The painting was created in 1967 when Zhang Daqian reached the pinnacle of his splashed-ink-and-colour style. Executed on a large gold paper, Zhang masterfully splashed bold hues onto the paper, flowing freely with only a touch of guidance from the brush, then adding a thick layer of mineral pigment to create a glistening surface. It combines aspects of an abstract approach with traditional ink painting techniques to depict a verdant, steep mountainside, a scene from Tai’s hometown.

Last but not least is the carved celadon-glazed 'Dragon' Vase, Meiping from the Period of Qianlong.
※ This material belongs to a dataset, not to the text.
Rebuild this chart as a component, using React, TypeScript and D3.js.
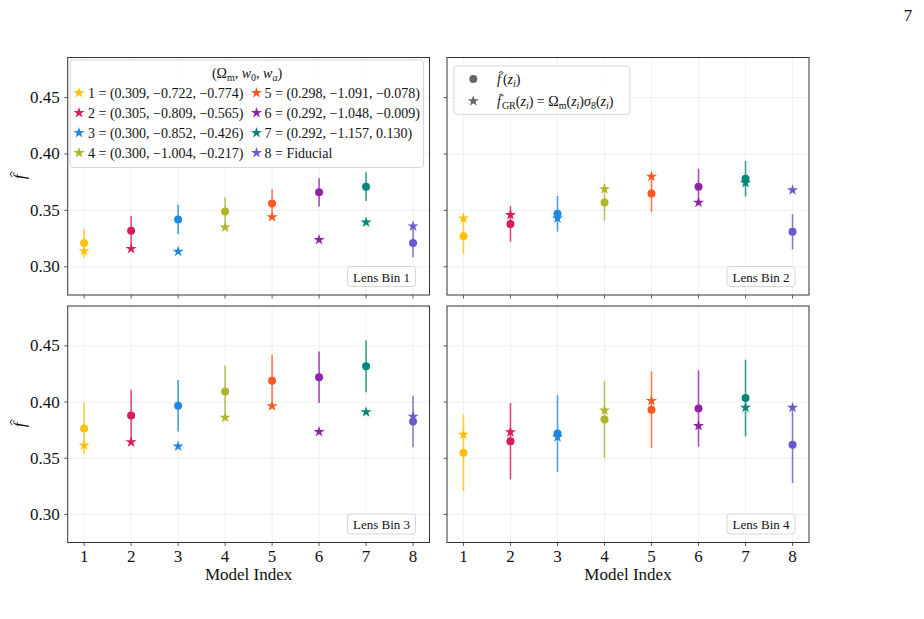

It is hard to find something stronger in monochrome porcelain from the Qing dynasty. 

A Large and Exceptionally Rare Carved Celadon-Glazed 'Dragon' Vase, Meiping, Seal Mark and Period of Qianlong|35.3 cm 

The design- five dragons, is a symbol of the Emperor. If you look at some of the Meipings we’ve sold in the past, often record-breakers, you don’t see so many monochromes. And as far as we know, in all the major museums, we haven’t tracked down one that is similar. 

The closest example is the Fonthill ‘Dragon’ Jar we sold in 2014 for HK$94.2m which previously belonged to the collection of the Idemitsu Museum of Arts in Tokyo. 

The vase presented this time is something well-known that Sotheby’s Hong Kong sold at auction in 1997. I’ve never had the chance to see it because I joined Sotheby’s in 1999. It was wonderful to have a chance to find and handle it.

Auction details

Auction house: Sotheby’s Hong Kong
Sale: In Confidence: Selected Masterpieces
2020/5/15 -23:

  • Open for bidding.
  • Bidders who place bids between 15 -22 May will be notified if they have been outbid. 
  • Bidders who place bids during the final 24 hours of the auction will not be notified if they have been outbid.

2020/5/23(Hong Kong time 6pm):

  • After the auction closes, the bidder who has placed the highest bid shall be the winning bidder. 
  • Notwithstanding the highest bid submitted, the winning bid price (i.e. the auction hammer price) payable by the winning bidder will be an amount that is one increment above the second highest bid, or the amount of the reserve if there are no other bids. 
  • The winning bidder shall pay the winning bid price plus buyer’s premium.